From 2001–2003, Orford won 'Best Live Agent' at the Australian Live Music Awards three years in a row.

In July 1999, Orford was invited to be a part of the Commonwealth Government's Contemporary Music Touring Program sub-committee. The program allocated $1.05 million over three years to help develop viable touring opportunities for Australian musicians and increase audience access to Australian contemporary music.

In 2007, Orford managed the Across the Great Divide Tour that saw Powderfinger team up with Silverchair. The tour featured concerts in 26 towns across Australia and multiple shows in New Zealand, and sold out in Brisbane, Melbourne, Sydney. Adelaide, Wollongong, The Gold Coast, Newcastle and Perth.

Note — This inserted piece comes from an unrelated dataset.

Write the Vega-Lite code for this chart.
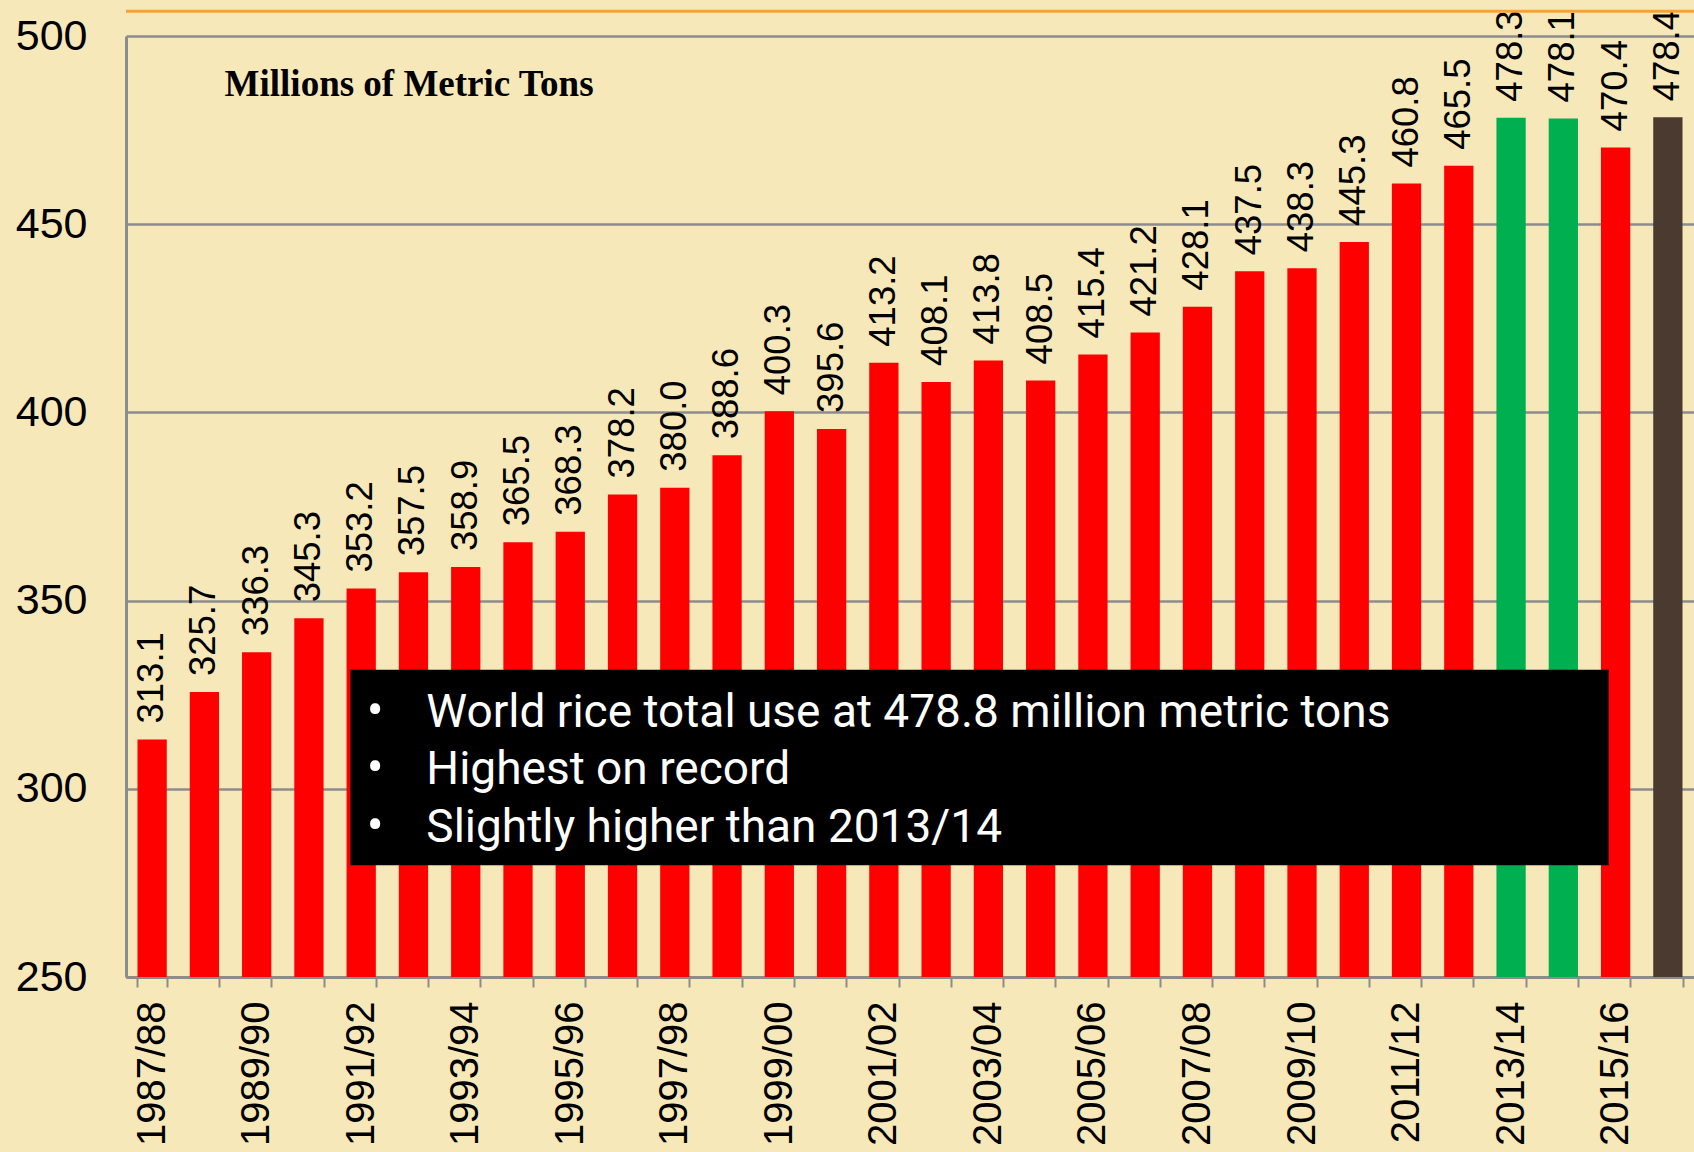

In 2010, Silverchair and Grinspoon headlined 5 Groovin' The Moo one-day events, and propelled this regional touring festival to national touring festival. In 2017, NWA activated milestone event tours for: Spiderbait (Ivy & The Big Apples), Grinspoon (Guide To Better Living) and Tina Arena (Innocence to Understanding - 40th Anniversary Tour), and all became the highest selling national tours for each of these Artists to date.

==New World Artists==
Orford is Executive Director at Australian booking agency, New World Artists. New World Artists is an independent booking agency.

New World Artist roster includes: Allday, Australian Rock Collective, Tina Arena, Grinspoon, Mallrat, The Potbelleez, Rockwiz Live, Silverchair, Slumberjack, Sarah Mcleod, Sneaky Sound System, Spiderbait, Darren Middleton, Urthboy and The Superjesus.

In 2018, Orford designed the 14 date Australian capital city ‘Chemical Hearts Tour 2019' for Grinspoon, in association with promoter TEG.

In 2018, Orford established the inaugural Spring Loaded Festival in June 2019, This success immediately enabled another two Spring Loaded Festivals for mid 2020 with headliner Grinspoon adding the Sydney edition, at Royal Randwick Lawns. Additional editions are planned in more States for when mass gatherings are allowed. NSW and QLD events are postponed to November 2020 or later due to Covid 19 restrictions.

In September 2019 Orford signed The Butterfly Effect for global representation and secured a return to Festival stages on Good Things in Melbourne, Sydney and hometown, Brisbane.

In November 2019, Orford moderated the Hypothetically Live Panel at Australian Music Week Conference. He also recommended Silverchair manager John Watson and Ken West (Big Day Out), to Bob Lefsetz as subjects to interview for his Podcast, The Lefsetz Letter.

In January 2020, Orford signed the 12 -18 piece funk collective, The Regime. Under Orford's representation The Regime played Big Gay Day 2020 and were booked for Byron Bay Bluesfest 2020.